Although technically all current large calibre guns have dual roles capability in anti-surface and anti-air purpose, the slow rates of firing for 127mm/130mm and 155mm make them less effective against fast anti-ship missile vs the short range air defense missiles that cover the targets that are beyond the effective range of 57mm/76mm rounds.
The HQ-10 / RIM SAMs have a range of 9km
What about the gap from 9km to 20km (radar horizon) or 35km (sea skimmer detection range)
Cost of the air defense missiles vs gun rounds are not important compared to the cost of loosing a ship's operational capability if it is hit by an antiship missile. Rather, the effectiveness of protecting the ship at what affordable cost should be prioritized.
1. You could buy ten? guided 155mm rounds for the cost of a single RIM missile.
2. Plus the 155mm rounds have a much longer range, so can be used first and deal with the incoming missiles quicker and before they reach HQ-10 SAM range.
3. An Arleigh Burke has 680 artillery rounds for example. It isn't going to run out of rounds when being attacked. There are only 24 HQ-10 SAMs available for Chinese Destroyers.
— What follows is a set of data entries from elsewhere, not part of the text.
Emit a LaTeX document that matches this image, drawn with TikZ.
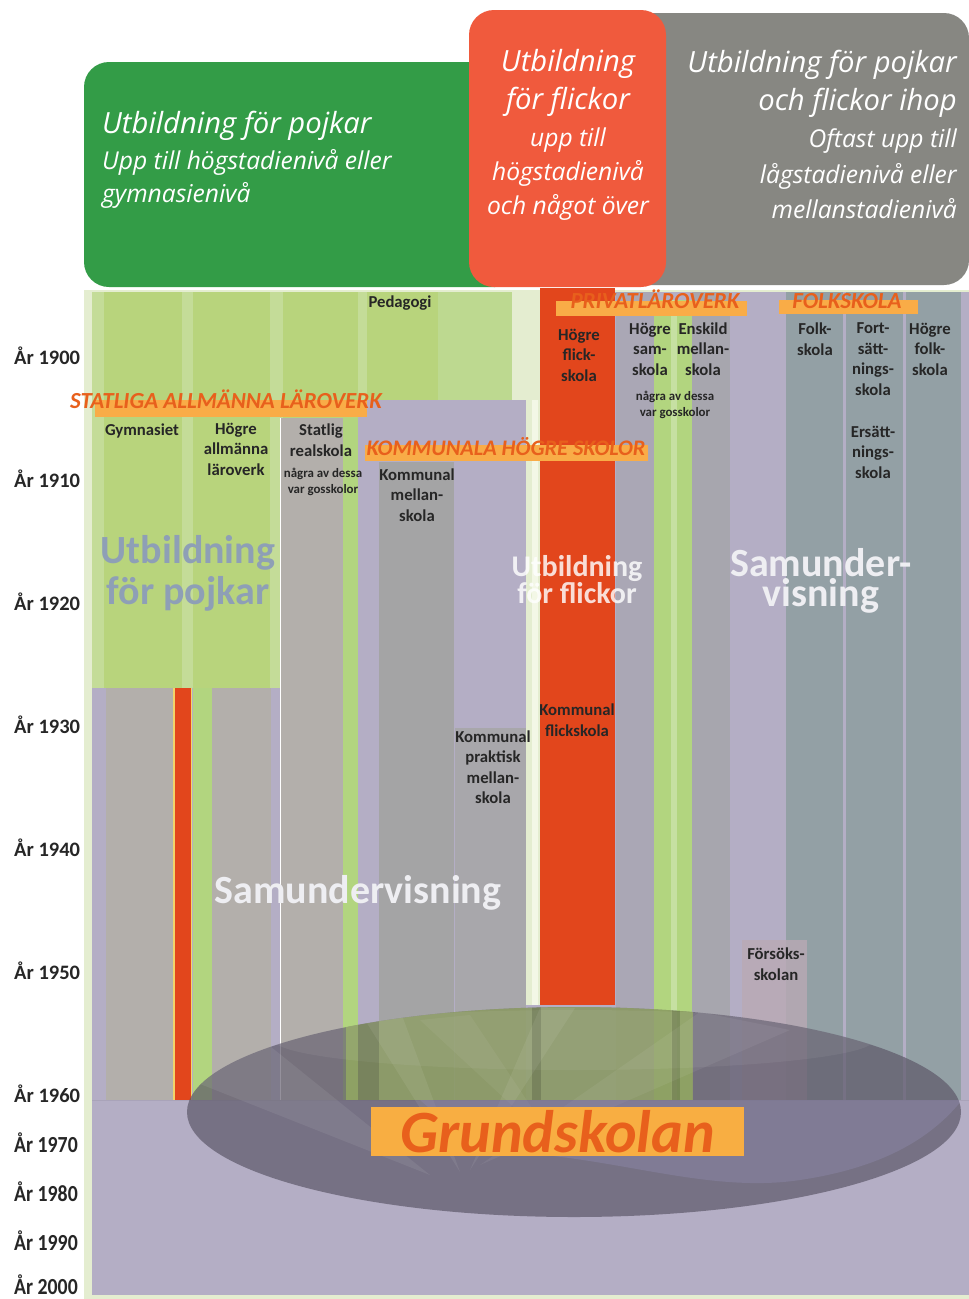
\documentclass[tikz,border=0pt]{standalone}
\usepackage{fontspec}
\usepackage{graphicx}
\setmainfont{Carlito}
\newfontfamily\headfont{Open Sans}
\definecolor{palebg}{HTML}{E4EDD0}
\definecolor{paleW}{HTML}{F3F7E6}
\definecolor{grn}{HTML}{B8D47C}
\definecolor{grnl}{HTML}{C4DC98}
\definecolor{grnr}{HTML}{BDD990}
\definecolor{lav}{HTML}{B4AEC5}
\definecolor{greyA}{HTML}{B3AFAB}
\definecolor{greyM}{HTML}{A4A4A5}
\definecolor{greyP}{HTML}{A8A7AB}
\definecolor{redc}{HTML}{E2461C}
\definecolor{samc}{HTML}{AAA7B5}
\definecolor{enc}{HTML}{A7A6AE}
\definecolor{folkc}{HTML}{93A0A5}
\definecolor{grnS}{HTML}{B2D57F}
\definecolor{grnSL}{HTML}{C6E0A2}
\definecolor{orbar}{HTML}{F9AC47}
\definecolor{ortxt}{HTML}{E8601C}
\definecolor{hgreen}{HTML}{339C47}
\definecolor{hgrey}{HTML}{878782}
\definecolor{hred}{HTML}{F05A3D}
\definecolor{txt}{HTML}{262626}
\definecolor{bigblue}{HTML}{8E9FB6}
\definecolor{ellc}{HTML}{5D5869}
\definecolor{grnE}{HTML}{A3BF5C}
\definecolor{wave}{HTML}{8D88AB}
\definecolor{grund}{HTML}{F8AE42}
\definecolor{fors}{HTML}{B9A9B4}
\definecolor{wht}{HTML}{EEEEF2}
\definecolor{yel}{HTML}{F2D46A}
\begin{document}
\begin{tikzpicture}[x=1pt,y=-1pt,
  yr/.style={font={\bfseries\fontsize{20.5}{24}\selectfont}, text=txt, anchor=base west, inner sep=0pt},
  yrb/.style={font={\bfseries\fontsize{23}{26}\selectfont}, text=txt, anchor=base west, inner sep=0pt},
  lbl/.style={font={\bfseries\fontsize{16.7}{20.5}\selectfont}, text=txt, align=center, inner sep=0pt},
  sml/.style={font={\bfseries\fontsize{12.9}{16}\selectfont}, text=txt, align=center, inner sep=0pt},
  hd/.style={font={\bfseries\itshape\fontsize{23}{26}\selectfont}, text=ortxt, anchor=base, inner sep=0pt},
  hbig/.style={font={\headfont\itshape\fontsize{29.2}{34}\selectfont}, text=white, inner sep=0pt},
  hsm/.style={font={\headfont\itshape\fontsize{24.6}{28}\selectfont}, text=white, inner sep=0pt},
  bigt/.style={align=center, inner sep=0pt},
  hbox/.style={rounded corners=25pt}
]
\useasboundingbox (0,0) rectangle (969,1299);
\fill[white] (0,0) rectangle (969,1299);

% ---------- background
\fill[palebg] (84,290) rectangle (969,1299);
\fill[lav] (92,292) rectangle (969,1295);

% ---------- green (boys) area
\fill[grn] (92,292) rectangle (280,688);
\fill[grn] (280,292) rectangle (358,418);
\fill[grn] (358,292) rectangle (512,400);
\fill[grnl] (92,292) rectangle (104,688);
\fill[grnl] (182,292) rectangle (193,688);
\fill[grnl] (270,292) rectangle (283,418);
\fill[grnl] (270,418) rectangle (280,688);
\fill[grnl] (358,292) rectangle (367,400);
\fill[grnr] (438,292) rectangle (512,400);

% pale strip between boys and girls
\fill[palebg] (512,290) rectangle (540,400);
\fill[palebg] (526,400) rectangle (540,1005);
\fill[paleW] (532,400) rectangle (538,1005);

% red column (girls)
\fill[redc] (540,288) rectangle (615,1005);

% left lower columns
\fill[greyA] (106,688) rectangle (173,1100);
\fill[yel] (173,688) rectangle (192,1100);
\fill[redc] (174.5,688) rectangle (190.5,1100);
\fill[grnS] (193,688) rectangle (212,1100);
\fill[greyA] (212,688) rectangle (271,1100);

% statlig realskola + strip
\fill[greyA] (281,418) rectangle (343,1100);
\fill[grnS] (343,418) rectangle (358,1100);
\draw[white, line width=1pt] (280.5,418) -- (280.5,1100);

% kommunala
\fill[greyM] (379,462) rectangle (454,1100);
\fill[greyP] (455,728) rectangle (526,1100);

% right side
\fill[samc] (616,292) rectangle (654,1100);
\fill[grnS] (654,300) rectangle (692,1100);
\fill[grnSL] (671,300) rectangle (677,1100);
\fill[enc] (692,292) rectangle (730,1100);
\fill[folkc] (786,292) rectangle (843,1100);
\fill[folkc] (846,292) rectangle (903,1100);
\fill[folkc] (906,292) rectangle (961,1100);
\fill[fors, opacity=.8] (742,940) rectangle (807,1100);
\draw[lav!85!black, opacity=.4, line width=.8pt] (92,1100.5) -- (969,1100.5);

% ---------- ellipse (Grundskolan)
\fill[ellc, opacity=.7] (574,1112) ellipse [x radius=387pt, y radius=105pt];
\begin{scope}
  \clip (574,1112) ellipse [x radius=387pt, y radius=105pt];
  \fill[grnE, opacity=.55] (346,1000) rectangle (693,1100);
  \fill[white, opacity=.06] (574,1040) ellipse [x radius=300pt, y radius=30pt];
  \fill[black, opacity=.15] (358,1000) rectangle (379,1100);
  \fill[black, opacity=.15] (532,1000) rectangle (541,1100);
  \fill[black, opacity=.15] (672,1000) rectangle (680,1100);
  \fill[white, opacity=.07] (190,1080) -- (250,1030) -- (430,1175) -- cycle;
  \fill[white, opacity=.07] (360,1012) -- (400,1010) -- (460,1172) -- cycle;
  \fill[white, opacity=.07] (540,1008) -- (575,1008) -- (470,1170) -- cycle;
  \fill[white, opacity=.06] (700,1012) -- (790,1030) -- (480,1165) -- cycle;
  \fill[white, opacity=.05] (420,1020) -- (470,1015) -- (560,1150) -- cycle;
  \fill[wave, opacity=.45] (420,1100) -- (962,1100) .. controls (930,1140) and (880,1168) .. (800,1180) .. controls (700,1195) and (600,1150) .. (480,1152) -- cycle;
\end{scope}

\node[fill=grund, inner sep=0pt, minimum width=373pt, minimum height=49pt,
      font={\bfseries\itshape\fontsize{60}{60}\selectfont}, text=ortxt] (grund) at (557.5,1131.5) {Grundskolan};

% ---------- orange headings
\fill[orbar] (95,400) rectangle (367,417);
\node[hd] (hstat) at (226,408) {STATLIGA ALLMÄNNA LÄROVERK};
\fill[orbar] (365,445) rectangle (648,461);
\node[hd, font={\bfseries\itshape\fontsize{22.2}{26}\selectfont}] (hkom) at (506,455) {KOMMUNALA HÖGRE SKOLOR};
\fill[orbar] (556,301) rectangle (747,316);
\node[hd] (hpriv) at (655,308) {PRIVATLÄROVERK};
\fill[orbar] (779,300) rectangle (918,314);
\node[hd] (hfolk) at (847,308) {FOLKSKOLA};

% ---------- column labels
\node[lbl] (ped) at (400,303) {Pedagogi};
\node[lbl] (gym) at (142,431) {Gymnasiet};
\node[lbl] (hal) at (236,449) {Högre\\allmänna\\läroverk};
\node[lbl] (sre) at (321,440) {Statlig\\realskola};
\node[sml] (gos1) at (323,482) {några av dessa\\var gosskolor};
\node[lbl] (kme) at (417,495) {Kommunal\\mellan-\\skola};
\node[lbl] (hfl) at (579,355) {Högre\\flick-\\skola};
\node[lbl] (hsa) at (650,349) {Högre\\sam-\\skola};
\node[lbl] (ens) at (703,349) {Enskild\\mellan-\\skola};
\node[sml] (gos2) at (675,405) {några av dessa\\var gosskolor};
\node[lbl] (fok) at (815,339) {Folk-\\skola};
\node[lbl] (fort) at (873,359) {Fort-\\sätt-\\nings-\\skola};
\node[lbl] (ers) at (873,452) {Ersätt-\\nings-\\skola};
\node[lbl] (hfo) at (930,349) {Högre\\folk-\\skola};
\node[lbl] (kpm) at (493,767) {Kommunal\\praktisk\\mellan-\\skola};
\node[lbl] (kfl) at (577,720) {Kommunal\\flickskola};
\node[lbl] (fsk) at (776,964) {Försöks-\\skolan};

% ---------- big faded labels
\node[bigt, text=bigblue, font={\bfseries\fontsize{40}{41}\selectfont}] (bpoj) at (188,573) {Utbildning\\för pojkar};
\node[bigt, text=white, text opacity=.82, font={\bfseries\fontsize{30}{24.5}\selectfont}] (bfli) at (577,580) {Utbildning\\för flickor};
\node[bigt, text=wht, font={\bfseries\fontsize{40}{27}\selectfont}] (bsam) at (821,581) {Samunder-\\visning};
\node[bigt, text=wht, font={\bfseries\fontsize{40}{41}\selectfont}] (bsam2) at (358,893) {Samundervisning};

% ---------- years
\node[yr] (y00) at (14,364) {År 1900};
\node[yr] (y10) at (14,487) {År 1910};
\node[yr] (y20) at (14,610) {År 1920};
\node[yr] (y30) at (14,733) {År 1930};
\node[yr] (y40) at (14,856) {År 1940};
\node[yr] (y50) at (14,979) {År 1950};
\node[yr] (y60) at (14,1102) {År 1960};
\node[yrb] (y70) at (14,1152) {\scalebox{0.86}[1]{År 1970}};
\node[yrb] (y80) at (14,1201) {\scalebox{0.86}[1]{År 1980}};
\node[yrb] (y90) at (14,1250) {\scalebox{0.86}[1]{År 1990}};
\node[yrb] (y2k) at (14,1294) {\scalebox{0.86}[1]{År 2000}};

% ---------- header boxes
\fill[hgreen, hbox] (84,62) rectangle (520,287);
\fill[hgrey, hbox] (620,13) rectangle (969,285);
\fill[hred, hbox] (469,10) rectangle (666,287);

\node[hbig, anchor=base west] (g1) at (102,133) {Utbildning för pojkar};
\node[hsm, anchor=base west] (g2) at (102,169) {Upp till högstadienivå eller};
\node[hsm, anchor=base west] (g3) at (102,202) {gymnasienivå};

\node[hbig, anchor=base] (r1) at (568,71) {Utbildning};
\node[hbig, anchor=base] (r2) at (568,109) {för flickor};
\node[hsm, anchor=base] (r3) at (568,146) {upp till};
\node[hsm, anchor=base] (r4) at (568,180) {högstadienivå};
\node[hsm, anchor=base] (r5) at (568,214) {och något över};

\node[hbig, anchor=base east] (s1) at (957,72) {Utbildning för pojkar};
\node[hbig, anchor=base east] (s2) at (957,110) {och flickor ihop};
\node[hsm, anchor=base east] (s3) at (957,147) {Oftast upp till};
\node[hsm, anchor=base east] (s4) at (957,183) {lågstadienivå eller};
\node[hsm, anchor=base east] (s5) at (957,218) {mellanstadienivå};
\end{tikzpicture}
\end{document}
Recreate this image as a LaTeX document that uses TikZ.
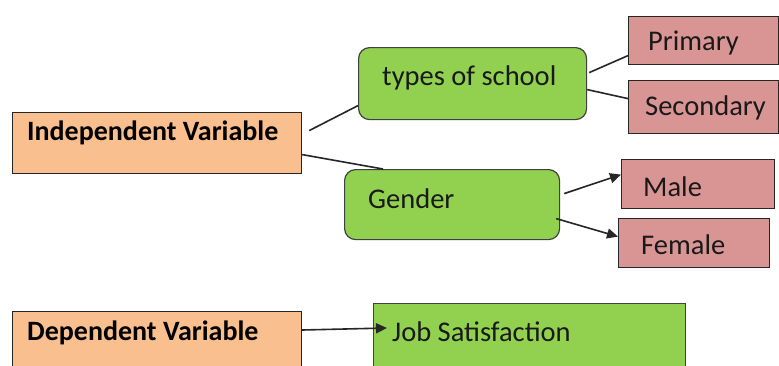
\documentclass[tikz,border=0pt]{standalone}
\usepackage{fontspec}
\setmainfont{Carlito}
\usetikzlibrary{calc,arrows.meta}

\definecolor{peach}{HTML}{FABF8F}
\definecolor{leaf}{HTML}{92D050}
\definecolor{rose}{HTML}{D99594}

\tikzset{
	varbox/.style={draw=black!85, fill=peach, line width=1.2pt, anchor=north west, inner sep=0pt},
	groupbox/.style={draw=black!75, fill=leaf, line width=1.2pt, rounded corners=11pt, anchor=north west, inner sep=0pt},
	levelbox/.style={draw=black!85, fill=rose, line width=1.2pt, anchor=north west, inner sep=0pt},
	boxtext/.style={anchor=west, inner sep=0pt, text=black!90, font=\fontsize{28.5}{33}\selectfont},
	headtext/.style={boxtext, text=black, font=\fontsize{28}{33}\selectfont\bfseries},
	link/.style={line width=1.6pt, black!85},
	arrowlink/.style={link, -{Triangle[length=11pt,width=10pt]}},
}

\begin{document}
	\begin{tikzpicture}[x=1pt, y=-1pt]
		%%%%% START %%%%%
		\clip (0,0) rectangle (779,365);
		\fill[white] (0,0) rectangle (779,365);
		
		% variables
		\node[varbox, minimum width=289pt, minimum height=61pt] (iv) at (12,112) {};
		\node[headtext] (ivtext) at (27,133) {Independent Variable};
		
		\node[varbox, minimum width=289pt, minimum height=70pt] (dv) at (12,311) {};
		\node[headtext] (dvtext) at (27,333) {Dependent Variable};
		
		% groups
		\node[groupbox, minimum width=228pt, minimum height=72pt] (ts) at (358,47) {};
		\node[boxtext] (tstext) at (382,78) {types of school};
		
		\node[groupbox, minimum width=215pt, minimum height=70pt] (gd) at (344,169) {};
		\node[boxtext] (gdtext) at (368,199) {Gender};
		
		\node[groupbox, rounded corners=0pt, minimum width=312pt, minimum height=78pt] (job) at (373,303) {};
		\node[boxtext] (jobtext) at (392,332) {Job Satisfaction};
		
		% levels
		\node[levelbox, minimum width=150pt, minimum height=48pt] (pri) at (628,16) {};
		\node[boxtext] (pritext) at (648,43) {Primary};
		
		\node[levelbox, minimum width=150pt, minimum height=53pt] (sec) at (628,80) {};
		\node[boxtext] (sectext) at (645,108) {Secondary};
		
		\node[levelbox, minimum width=153pt, minimum height=49pt] (male) at (621,159) {};
		\node[boxtext] (maletext) at (643,187) {Male};
		
		\node[levelbox, minimum width=151pt, minimum height=49pt] (fem) at (618,218) {};
		\node[boxtext] (femtext) at (641,245) {Female};
		
		% connectors
		\draw[link] ($(iv.east)+(7,-12.5)$) -- ($(ts.west)+(0,22)$);
		\draw[link] ($(iv.east)+(0,11.5)$) -- ($(gd.north west)+(39,0)$);
		\draw[link] ($(ts.east)+(2,-11)$) -- ($(pri.west)+(0,15)$);
		\draw[link] ($(ts.east)+(0,6)$) -- ($(sec.west)+(0,-8.5)$);
		\draw[arrowlink] ($(gd.east)+(4,-11)$) -- ($(male.west)+(0,-9.5)$);
		\draw[arrowlink] ($(gd.east)+(-4,14)$) -- ($(fem.west)+(0,-6.5)$);
		\draw[arrowlink] ($(dv.north east)+(0,19)$) -- ($(job.north west)+(14,25)$);
		%%%%% END %%%%%
	\end{tikzpicture}
\end{document}
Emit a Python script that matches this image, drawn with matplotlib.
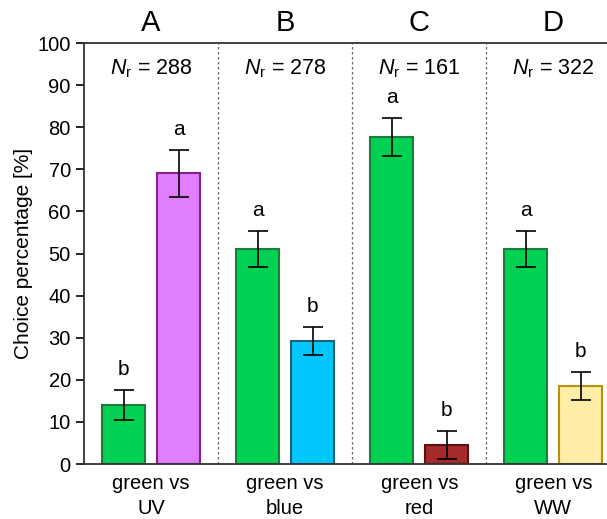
import numpy as np
import matplotlib
matplotlib.use("Agg")
import matplotlib.pyplot as plt

plt.rcParams['font.family'] = ['Liberation Sans', 'DejaVu Sans']
plt.rcParams['mathtext.fontset'] = 'custom'
plt.rcParams['mathtext.rm'] = 'Liberation Sans'
plt.rcParams['mathtext.it'] = 'Liberation Sans:italic'

panels = ['A', 'B', 'C', 'D']
groups = ['green vs\nUV', 'green vs\nblue', 'green vs\nred', 'green vs\nWW']
n_r = [288, 278, 161, 322]
green_vals = [14.0, 51.0, 77.7, 51.0]
green_err = [3.5, 4.3, 4.6, 4.3]
other_vals = [69.1, 29.3, 4.6, 18.6]
other_err = [5.6, 3.3, 3.3, 3.3]
green_sig = ['b', 'a', 'a', 'a']
other_sig = ['a', 'b', 'b', 'b']

green_face, green_edge = '#00D152', '#1F7A40'
other_face = ['#E07EFF', '#00C8FF', '#A52A2A', '#FFEDA8']
other_edge = ['#8A1E8A', '#1F5F78', '#5C1010', '#B8920A']

fig = plt.figure(figsize=(6.07, 5.19), dpi=100)
ax = fig.add_axes([84/607, 55/519, 1 - 84/607, 421/519])

x = np.arange(len(groups))
w = 0.32
off = 0.205
ax.bar(x - off, green_vals, w, color=green_face, edgecolor=green_edge, linewidth=1.5, zorder=2)
ax.bar(x + off, other_vals, w, color=other_face, edgecolor=other_edge, linewidth=1.5, zorder=2)
ax.errorbar(x - off, green_vals, yerr=green_err, fmt='none', ecolor='black', elinewidth=1.2, capsize=7, capthick=1.2, zorder=3)
ax.errorbar(x + off, other_vals, yerr=other_err, fmt='none', ecolor='black', elinewidth=1.2, capsize=7, capthick=1.2, zorder=3)

for i in range(len(groups)):
    ax.text(x[i] - off, green_vals[i] + green_err[i] + 2.6, green_sig[i], ha='center', va='bottom', fontsize=15)
    ax.text(x[i] + off, other_vals[i] + other_err[i] + 2.6, other_sig[i], ha='center', va='bottom', fontsize=15)
    ax.text(x[i], 93.8, r'$N_{\mathrm{r}}$' + ' = %d' % n_r[i], ha='center', va='center', fontsize=15.5)
    ax.text(x[i], 101.5, panels[i], ha='center', va='bottom', fontsize=21)

for d in x[:-1] + 0.5:
    ax.axvline(d, color='#666666', linestyle=(0, (2, 2)), linewidth=0.9, zorder=1)

ax.set_xlim(-0.5, 3.4)
ax.set_ylim(0, 100)
ax.set_yticks(np.arange(0, 101, 10))
ax.set_xticks(x)
ax.set_xticklabels(groups, fontsize=14.5, linespacing=1.4)
ax.tick_params(axis='x', length=0, pad=7)
ax.tick_params(axis='y', labelsize=14.5, length=6, width=1.2, direction='out')
ax.spines['right'].set_visible(False)
for s in ['left', 'top', 'bottom']:
    ax.spines[s].set_linewidth(1.3)
    ax.spines[s].set_color('#333333')
ax.set_ylabel('Choice percentage [%]', fontsize=15, labelpad=3)

fig.savefig('out.png', dpi=100)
4. You're going to have a main gun anyway. So why not go with a larger, more effective calibre that shouldn't take up much more space/weight
Therefore, the 155mm gun sighted in Dalian would be mainly used for hitting surface targets, though not losing anti-air capability (which is far less effective vs air defense missiles).
PLAN have their own thinking on how and when they are going to use this 155mm calibre gun, otherwise they would not have develop it.
Hitting enemy's non-missile armed ships is very obvious choice for using guns, example commercial ships and navy auxiliary ships. Targeting shore targets on Taiwan, Penghu, Jinmen and other small islands in South China Sea is feasible with long range guided rounds, especially after eliminating all known shore based anti-ship missile, and also after gaining air superiority over the sky above the shore.
Targeting moving land targets like trucks, SP guns, mobile radars, mobile missile carriers etc. can be very precise with aid of drones, which bring type 076 into the scenario. A 30km range normal round or an extended 50-100km+ range round can be fired from a ship sailing close by the shores of Mainland China, where the ship is protected by its own as well as land base air defense weapons. So, yes, hitting Taiwan island shore defense by 155mm gun is not only feasible but also very effective.
I'm not convinced, given that glide bombs and low-cost cruise missiles have much larger warheads and should be a lot cheaper than a long-range guided 155mm round.